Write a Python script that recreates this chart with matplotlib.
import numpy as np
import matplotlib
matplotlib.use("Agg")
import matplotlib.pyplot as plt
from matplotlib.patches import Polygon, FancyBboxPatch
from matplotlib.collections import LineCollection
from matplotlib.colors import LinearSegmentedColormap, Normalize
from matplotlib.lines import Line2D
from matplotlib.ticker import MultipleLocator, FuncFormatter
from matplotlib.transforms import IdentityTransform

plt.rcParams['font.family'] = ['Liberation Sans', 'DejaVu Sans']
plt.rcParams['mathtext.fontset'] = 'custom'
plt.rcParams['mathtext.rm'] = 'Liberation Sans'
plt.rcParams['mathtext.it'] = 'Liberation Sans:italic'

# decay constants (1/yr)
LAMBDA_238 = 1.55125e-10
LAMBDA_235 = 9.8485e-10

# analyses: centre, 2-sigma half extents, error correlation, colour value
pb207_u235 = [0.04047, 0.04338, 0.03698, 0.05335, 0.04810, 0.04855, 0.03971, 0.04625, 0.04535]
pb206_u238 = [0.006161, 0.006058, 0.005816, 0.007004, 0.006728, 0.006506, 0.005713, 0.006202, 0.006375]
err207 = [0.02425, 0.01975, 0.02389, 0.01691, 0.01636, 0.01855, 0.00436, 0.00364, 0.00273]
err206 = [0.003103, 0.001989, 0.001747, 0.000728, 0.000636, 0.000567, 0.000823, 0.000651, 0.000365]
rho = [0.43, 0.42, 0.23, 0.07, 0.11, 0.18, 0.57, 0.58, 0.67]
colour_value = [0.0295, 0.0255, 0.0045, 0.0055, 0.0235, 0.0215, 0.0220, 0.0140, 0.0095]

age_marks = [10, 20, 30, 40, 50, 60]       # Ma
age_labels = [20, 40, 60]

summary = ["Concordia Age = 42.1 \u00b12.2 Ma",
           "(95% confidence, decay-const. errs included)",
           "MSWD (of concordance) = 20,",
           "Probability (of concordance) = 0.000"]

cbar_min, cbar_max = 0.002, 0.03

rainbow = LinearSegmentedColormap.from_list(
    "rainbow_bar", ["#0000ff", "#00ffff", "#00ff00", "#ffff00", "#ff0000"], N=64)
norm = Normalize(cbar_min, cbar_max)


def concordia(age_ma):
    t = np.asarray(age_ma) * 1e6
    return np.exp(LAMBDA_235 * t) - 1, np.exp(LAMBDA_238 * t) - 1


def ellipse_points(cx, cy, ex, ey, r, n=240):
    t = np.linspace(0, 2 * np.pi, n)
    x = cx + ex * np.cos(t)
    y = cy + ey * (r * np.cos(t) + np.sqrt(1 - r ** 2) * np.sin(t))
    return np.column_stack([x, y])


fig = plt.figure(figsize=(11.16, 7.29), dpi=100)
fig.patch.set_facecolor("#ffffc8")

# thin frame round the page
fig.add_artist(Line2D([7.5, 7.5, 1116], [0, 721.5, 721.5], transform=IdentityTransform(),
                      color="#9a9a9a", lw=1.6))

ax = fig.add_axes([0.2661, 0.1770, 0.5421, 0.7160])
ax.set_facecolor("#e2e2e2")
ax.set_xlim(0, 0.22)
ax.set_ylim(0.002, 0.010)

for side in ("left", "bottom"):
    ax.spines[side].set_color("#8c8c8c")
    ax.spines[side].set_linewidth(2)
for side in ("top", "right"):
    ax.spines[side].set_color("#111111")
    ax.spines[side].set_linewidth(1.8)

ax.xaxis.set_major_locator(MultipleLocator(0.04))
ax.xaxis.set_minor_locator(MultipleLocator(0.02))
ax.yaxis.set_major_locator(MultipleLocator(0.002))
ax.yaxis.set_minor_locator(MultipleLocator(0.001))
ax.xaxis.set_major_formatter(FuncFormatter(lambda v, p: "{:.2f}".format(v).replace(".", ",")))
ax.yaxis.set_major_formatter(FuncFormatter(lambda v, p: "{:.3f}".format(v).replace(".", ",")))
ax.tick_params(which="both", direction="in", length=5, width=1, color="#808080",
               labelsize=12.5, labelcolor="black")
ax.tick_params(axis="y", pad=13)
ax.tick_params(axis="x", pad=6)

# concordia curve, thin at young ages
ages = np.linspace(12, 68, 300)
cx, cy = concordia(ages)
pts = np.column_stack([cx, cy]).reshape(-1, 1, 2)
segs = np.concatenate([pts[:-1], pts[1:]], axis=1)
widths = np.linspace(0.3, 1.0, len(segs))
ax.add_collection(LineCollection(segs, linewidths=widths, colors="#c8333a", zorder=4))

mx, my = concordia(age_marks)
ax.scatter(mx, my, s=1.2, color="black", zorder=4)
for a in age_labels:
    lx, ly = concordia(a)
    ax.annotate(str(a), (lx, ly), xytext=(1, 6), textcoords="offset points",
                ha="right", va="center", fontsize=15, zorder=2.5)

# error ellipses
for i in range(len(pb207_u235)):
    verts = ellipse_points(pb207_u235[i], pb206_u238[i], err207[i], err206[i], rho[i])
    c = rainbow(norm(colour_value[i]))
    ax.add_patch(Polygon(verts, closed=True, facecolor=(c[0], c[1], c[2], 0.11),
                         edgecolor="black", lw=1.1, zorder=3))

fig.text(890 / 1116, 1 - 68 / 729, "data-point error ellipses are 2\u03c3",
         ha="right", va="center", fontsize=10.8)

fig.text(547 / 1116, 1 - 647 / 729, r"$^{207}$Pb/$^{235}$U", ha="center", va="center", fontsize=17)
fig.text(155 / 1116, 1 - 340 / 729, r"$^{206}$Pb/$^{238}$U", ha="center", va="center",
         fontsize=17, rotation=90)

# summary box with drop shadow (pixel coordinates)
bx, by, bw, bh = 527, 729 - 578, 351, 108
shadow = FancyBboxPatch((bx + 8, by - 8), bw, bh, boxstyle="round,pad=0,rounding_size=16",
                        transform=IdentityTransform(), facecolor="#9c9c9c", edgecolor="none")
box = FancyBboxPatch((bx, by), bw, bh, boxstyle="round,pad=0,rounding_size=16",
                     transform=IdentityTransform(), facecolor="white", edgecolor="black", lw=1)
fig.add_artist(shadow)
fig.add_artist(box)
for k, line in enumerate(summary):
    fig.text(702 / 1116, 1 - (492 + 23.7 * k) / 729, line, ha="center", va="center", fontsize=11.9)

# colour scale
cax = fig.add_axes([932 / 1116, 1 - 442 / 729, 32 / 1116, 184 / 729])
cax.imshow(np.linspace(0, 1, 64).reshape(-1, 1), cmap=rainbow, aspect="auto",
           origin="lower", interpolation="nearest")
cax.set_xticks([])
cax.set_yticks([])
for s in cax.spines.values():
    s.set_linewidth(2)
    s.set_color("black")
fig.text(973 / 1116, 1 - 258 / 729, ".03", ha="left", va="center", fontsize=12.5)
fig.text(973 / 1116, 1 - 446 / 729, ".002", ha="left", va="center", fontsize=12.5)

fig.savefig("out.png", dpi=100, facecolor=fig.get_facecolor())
...
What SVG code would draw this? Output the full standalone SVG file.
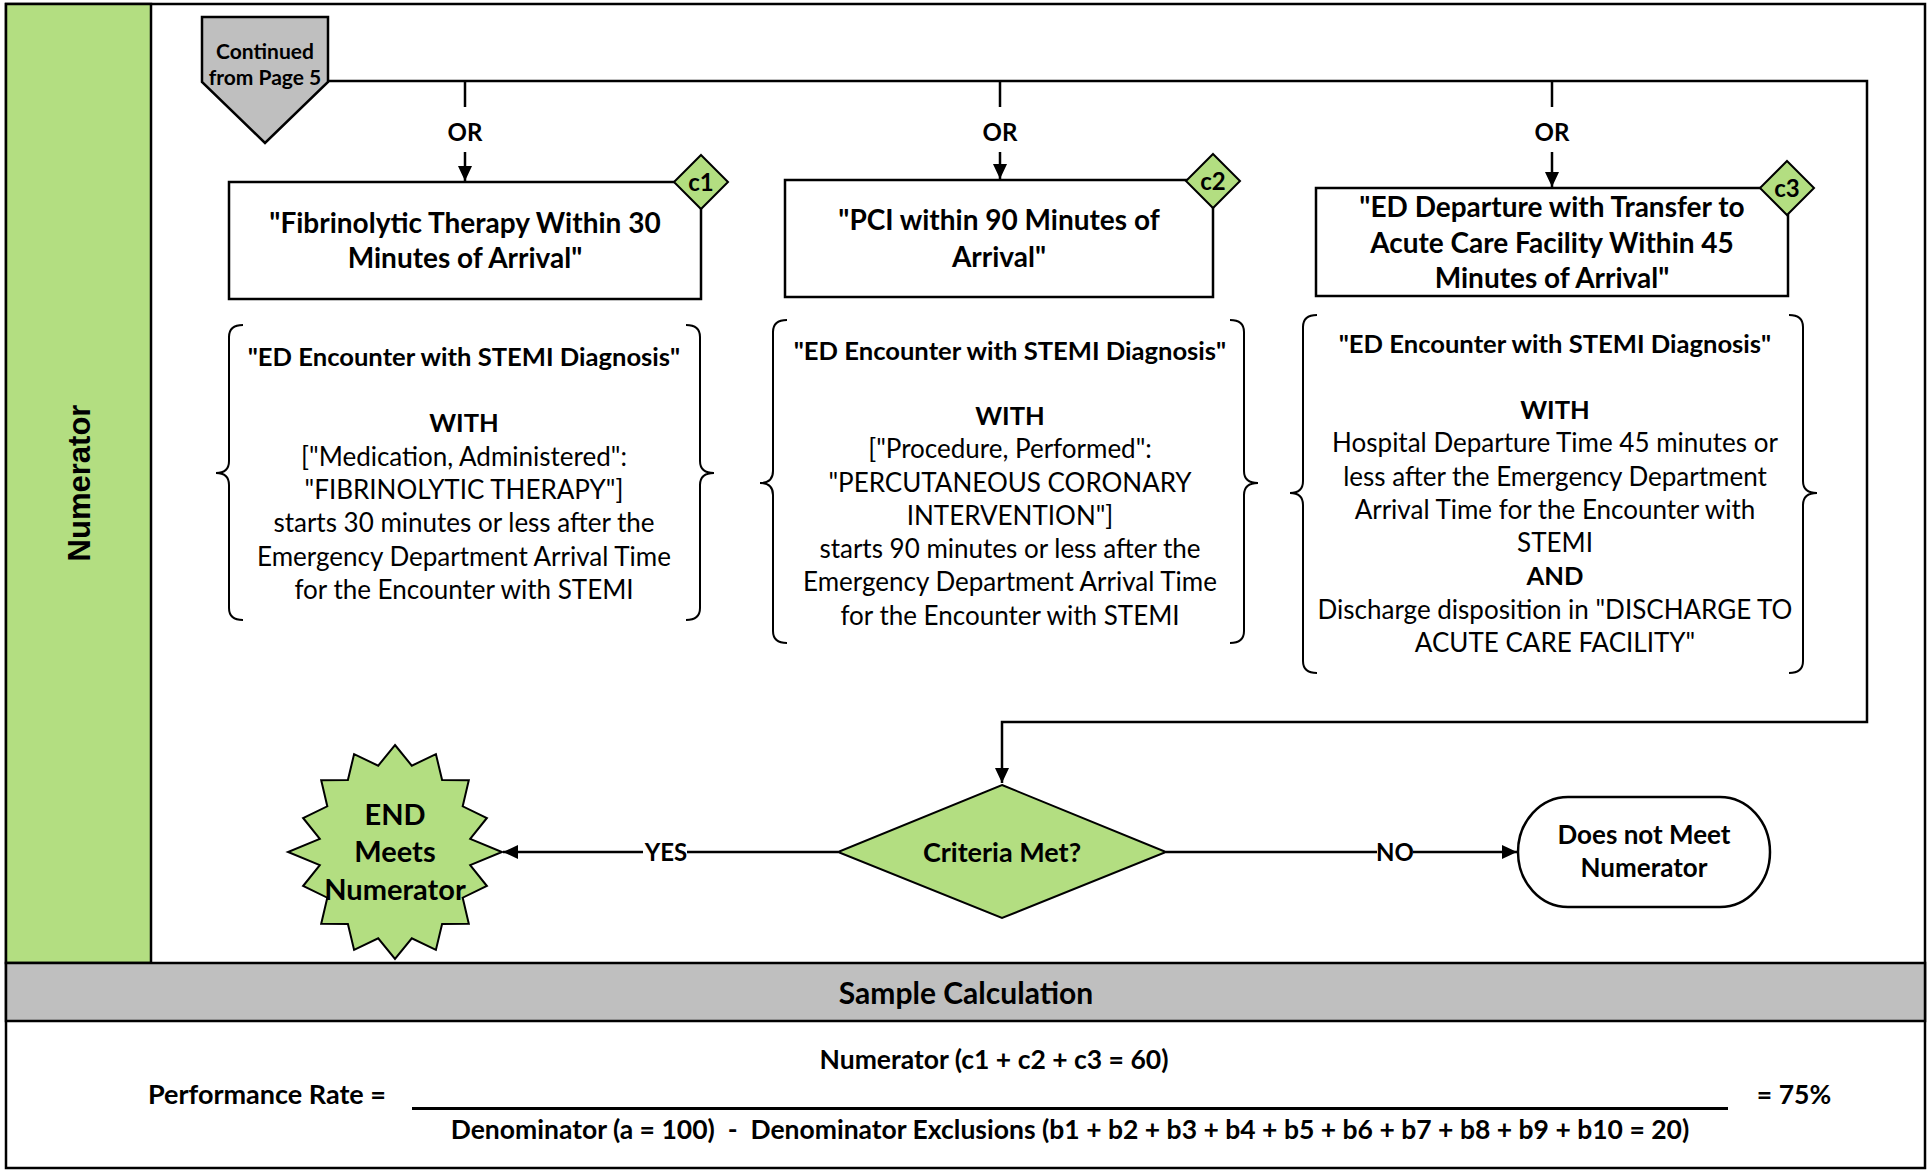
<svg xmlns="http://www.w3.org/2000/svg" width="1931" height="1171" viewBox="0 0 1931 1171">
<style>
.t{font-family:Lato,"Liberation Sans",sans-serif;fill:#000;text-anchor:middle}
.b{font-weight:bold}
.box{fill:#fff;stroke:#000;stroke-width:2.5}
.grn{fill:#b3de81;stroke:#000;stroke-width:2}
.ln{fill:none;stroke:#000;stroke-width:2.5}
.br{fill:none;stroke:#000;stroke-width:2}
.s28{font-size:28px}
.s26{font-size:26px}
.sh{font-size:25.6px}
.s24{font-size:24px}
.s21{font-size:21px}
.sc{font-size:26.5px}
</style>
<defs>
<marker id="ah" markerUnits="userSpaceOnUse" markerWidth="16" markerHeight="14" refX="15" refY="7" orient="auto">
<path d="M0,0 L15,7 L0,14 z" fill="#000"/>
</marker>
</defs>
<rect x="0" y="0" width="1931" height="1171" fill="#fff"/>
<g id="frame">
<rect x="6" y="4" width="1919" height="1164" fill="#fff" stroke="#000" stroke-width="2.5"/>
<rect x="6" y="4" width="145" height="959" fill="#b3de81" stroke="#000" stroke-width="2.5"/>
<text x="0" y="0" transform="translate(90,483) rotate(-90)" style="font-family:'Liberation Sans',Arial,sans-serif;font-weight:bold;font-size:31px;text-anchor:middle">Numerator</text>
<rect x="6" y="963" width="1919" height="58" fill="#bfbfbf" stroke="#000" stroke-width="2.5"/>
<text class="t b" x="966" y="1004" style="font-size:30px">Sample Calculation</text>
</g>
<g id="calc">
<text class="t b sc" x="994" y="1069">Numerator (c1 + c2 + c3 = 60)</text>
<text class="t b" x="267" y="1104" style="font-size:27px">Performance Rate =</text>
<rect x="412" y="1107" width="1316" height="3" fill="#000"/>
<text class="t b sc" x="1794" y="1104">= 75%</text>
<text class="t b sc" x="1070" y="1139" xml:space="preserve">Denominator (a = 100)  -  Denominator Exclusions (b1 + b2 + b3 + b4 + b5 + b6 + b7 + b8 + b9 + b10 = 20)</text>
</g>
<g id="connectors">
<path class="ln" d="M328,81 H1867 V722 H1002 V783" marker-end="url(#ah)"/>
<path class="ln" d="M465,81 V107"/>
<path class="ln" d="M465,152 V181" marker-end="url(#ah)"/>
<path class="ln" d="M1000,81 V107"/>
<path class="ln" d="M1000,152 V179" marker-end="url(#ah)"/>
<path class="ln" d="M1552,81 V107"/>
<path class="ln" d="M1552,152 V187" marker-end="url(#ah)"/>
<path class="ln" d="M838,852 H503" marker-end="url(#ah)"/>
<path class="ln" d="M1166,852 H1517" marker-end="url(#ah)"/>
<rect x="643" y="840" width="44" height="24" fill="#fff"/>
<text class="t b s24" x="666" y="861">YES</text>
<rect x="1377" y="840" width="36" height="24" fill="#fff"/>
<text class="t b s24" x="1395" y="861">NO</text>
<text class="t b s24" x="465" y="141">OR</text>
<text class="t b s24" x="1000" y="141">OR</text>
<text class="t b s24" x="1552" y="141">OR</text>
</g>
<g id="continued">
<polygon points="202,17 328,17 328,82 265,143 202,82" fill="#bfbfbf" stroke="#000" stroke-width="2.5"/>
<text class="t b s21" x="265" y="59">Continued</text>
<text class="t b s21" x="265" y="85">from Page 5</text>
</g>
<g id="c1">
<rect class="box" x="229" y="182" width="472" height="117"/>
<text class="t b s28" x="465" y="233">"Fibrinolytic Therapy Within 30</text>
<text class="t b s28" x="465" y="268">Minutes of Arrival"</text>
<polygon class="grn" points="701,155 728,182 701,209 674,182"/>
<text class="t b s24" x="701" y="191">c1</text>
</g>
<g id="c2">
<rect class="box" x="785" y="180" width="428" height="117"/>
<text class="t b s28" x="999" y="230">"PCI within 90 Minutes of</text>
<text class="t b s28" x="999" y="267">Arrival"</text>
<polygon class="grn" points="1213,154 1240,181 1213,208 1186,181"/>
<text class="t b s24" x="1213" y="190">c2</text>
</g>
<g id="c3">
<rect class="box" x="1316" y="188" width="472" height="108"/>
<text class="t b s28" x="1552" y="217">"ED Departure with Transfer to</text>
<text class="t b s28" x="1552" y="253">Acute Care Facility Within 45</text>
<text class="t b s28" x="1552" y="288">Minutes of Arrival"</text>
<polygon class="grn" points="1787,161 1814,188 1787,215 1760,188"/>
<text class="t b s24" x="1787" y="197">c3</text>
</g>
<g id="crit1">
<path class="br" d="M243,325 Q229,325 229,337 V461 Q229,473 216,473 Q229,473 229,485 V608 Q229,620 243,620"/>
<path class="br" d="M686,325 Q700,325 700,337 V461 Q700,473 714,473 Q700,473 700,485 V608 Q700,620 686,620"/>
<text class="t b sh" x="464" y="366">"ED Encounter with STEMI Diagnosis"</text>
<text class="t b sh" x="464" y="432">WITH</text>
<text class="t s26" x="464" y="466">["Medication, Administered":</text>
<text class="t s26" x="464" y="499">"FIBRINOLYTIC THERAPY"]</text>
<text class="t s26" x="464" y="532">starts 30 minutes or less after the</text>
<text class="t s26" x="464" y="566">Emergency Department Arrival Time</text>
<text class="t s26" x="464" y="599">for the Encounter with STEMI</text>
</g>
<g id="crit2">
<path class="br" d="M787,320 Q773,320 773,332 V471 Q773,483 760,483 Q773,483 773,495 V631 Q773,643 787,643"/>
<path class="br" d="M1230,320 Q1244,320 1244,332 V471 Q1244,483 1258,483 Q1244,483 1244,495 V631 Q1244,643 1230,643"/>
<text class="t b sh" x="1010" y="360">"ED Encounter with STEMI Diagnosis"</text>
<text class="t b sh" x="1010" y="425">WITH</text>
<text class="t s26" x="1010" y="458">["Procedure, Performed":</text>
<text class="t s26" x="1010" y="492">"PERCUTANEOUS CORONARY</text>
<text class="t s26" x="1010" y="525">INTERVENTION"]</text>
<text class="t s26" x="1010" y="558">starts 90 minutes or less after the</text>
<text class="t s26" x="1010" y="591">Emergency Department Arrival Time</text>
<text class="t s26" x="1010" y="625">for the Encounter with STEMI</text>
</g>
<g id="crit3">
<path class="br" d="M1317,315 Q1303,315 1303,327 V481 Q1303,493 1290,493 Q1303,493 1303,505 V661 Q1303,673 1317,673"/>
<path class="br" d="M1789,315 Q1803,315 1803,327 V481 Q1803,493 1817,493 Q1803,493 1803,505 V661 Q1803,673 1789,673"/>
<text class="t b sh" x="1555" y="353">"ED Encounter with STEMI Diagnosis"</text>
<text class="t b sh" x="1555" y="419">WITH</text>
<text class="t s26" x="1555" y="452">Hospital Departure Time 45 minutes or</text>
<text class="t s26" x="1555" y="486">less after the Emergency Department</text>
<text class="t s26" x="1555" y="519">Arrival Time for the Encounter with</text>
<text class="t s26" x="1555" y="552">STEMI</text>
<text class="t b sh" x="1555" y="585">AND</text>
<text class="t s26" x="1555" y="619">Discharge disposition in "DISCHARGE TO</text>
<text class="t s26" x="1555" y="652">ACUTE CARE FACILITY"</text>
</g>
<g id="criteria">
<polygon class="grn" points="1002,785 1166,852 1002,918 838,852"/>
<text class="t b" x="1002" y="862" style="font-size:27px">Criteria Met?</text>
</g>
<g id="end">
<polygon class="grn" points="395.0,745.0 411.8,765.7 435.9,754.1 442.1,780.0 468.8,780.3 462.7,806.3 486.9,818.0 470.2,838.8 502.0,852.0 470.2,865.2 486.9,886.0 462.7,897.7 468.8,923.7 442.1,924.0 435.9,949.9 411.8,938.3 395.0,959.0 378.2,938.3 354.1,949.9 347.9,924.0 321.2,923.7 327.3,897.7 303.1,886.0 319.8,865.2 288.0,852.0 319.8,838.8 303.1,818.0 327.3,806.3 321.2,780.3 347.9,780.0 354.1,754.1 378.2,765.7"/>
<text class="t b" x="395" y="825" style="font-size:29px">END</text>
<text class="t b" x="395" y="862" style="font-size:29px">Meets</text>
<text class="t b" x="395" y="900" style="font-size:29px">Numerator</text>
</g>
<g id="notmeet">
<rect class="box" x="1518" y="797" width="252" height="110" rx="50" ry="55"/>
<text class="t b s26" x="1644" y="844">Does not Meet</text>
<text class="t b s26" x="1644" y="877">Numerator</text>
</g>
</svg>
* * *
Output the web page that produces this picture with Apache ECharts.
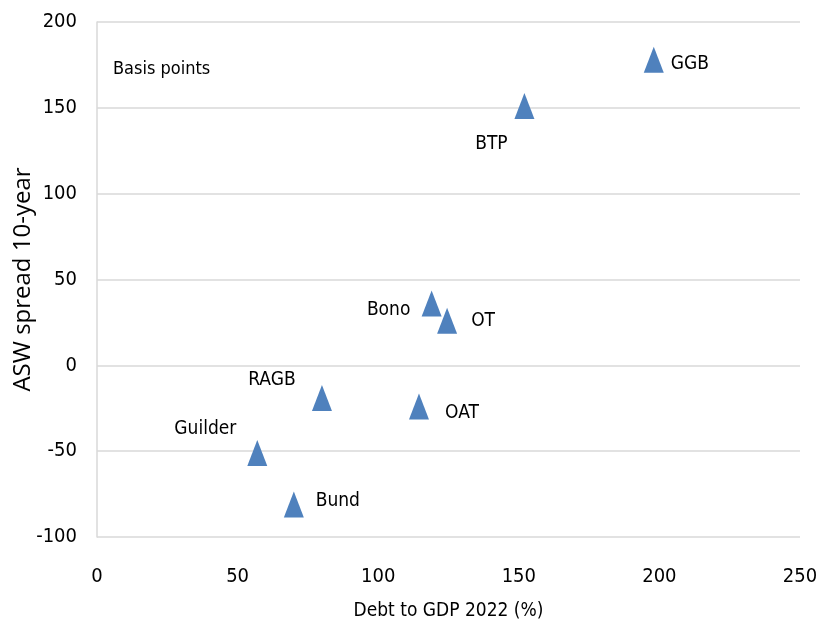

- Instruction
Gather from the data above every line with the string "Output".

- Written solution
What SVG code would draw this? Output the full standalone SVG file.
Output the web page that produces this picture with Apache ECharts.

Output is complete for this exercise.